That is how the patriarch Jacob carried on with life (Genesis 32.31) after meeting with God one night, and wrestling with Him until dawn – “limping on his thigh.” During the wrestling match, God had touched Jacob’s hip, dislocating it … presumably so that Jacob would know who was man, and who was God. Yes, at the end of it all, the Lord blessed Jacob … but He also broke Jacob. Jacob came away with a new name, and a new life … but also with a limp. And so it always is, said Dr. Martyn Lloyd-Jones from Genesis 32, with those who have come face-to-face with God. ‘How do you know you have met with God?’ the doctor asked. ‘You limp.’
I find that to be a profound insight – surely drawn, not only from the illustration of Genesis 32, but from observation of the saints as well. Those who have truly met God are humbled. They no longer walk with their chests as far out as before. Their self-assurance has been met with the reality of their helplessness in sin and their frailty before a holy God. And so, spiritually speaking, they walk with a limp. They have been mercifully crippled by the reality of their sin and smallness … so that they will no longer rush ahead of God in their pride and self-confidence. Christians – those who have truly met God in Christ – come away with a limp. Thank you, Dr. Lloyd-Jones, for pointing out such a helpful illustration of the Christian life from Genesis 32!
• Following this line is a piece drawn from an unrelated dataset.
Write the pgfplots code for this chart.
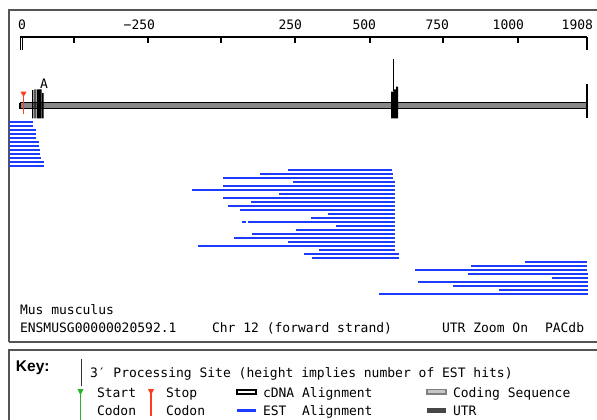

But it occurs to me, in recent days, that that initial limp; that initial humbling; that initial touching of the hip that occurs when we first come to Christ is often not the only humbling that we need … nor the only time that God touches the hips of His beloved people. We may find ourselves wrestling with God many times over the course of our journey to the celestial city. The Father’s discipline for our sin; periods of great trial, or pain, or discouragement, or fear; grief and loss – all of these can be seasons of wrestling. And in each case, though God graciously brings us through … we may come out of the wrestling match with a limp; with an indelible reminder of our weakness, and our need to be trained by the Father’s wise hand. When temptations or trials or terrors overcome us, we are reminded again of just how fragile is our frame; and how broken is our world. And, in many cases, we are never quite the same again. We go on our way, limping on our thigh.
But is that a bad thing? Not if God is the one who has touched our hips! For surely a God-given limp is better than a carefree stroll over the cliff-edge of sin! Surely it is better to realize our frailty than to carry on with a false sense of security. And the limp does that for us. It keeps us sober, humble, dependent. The limp reminds us of how much we still need God, even after the struggle. Like Paul’s thorn in the flesh (2 Corinthians 12), it keeps us relying upon God’s grace, not our own ability. So thank God when He gets you through a season of trial or wrestling of soul. But don’t begrudge the limp that may remain.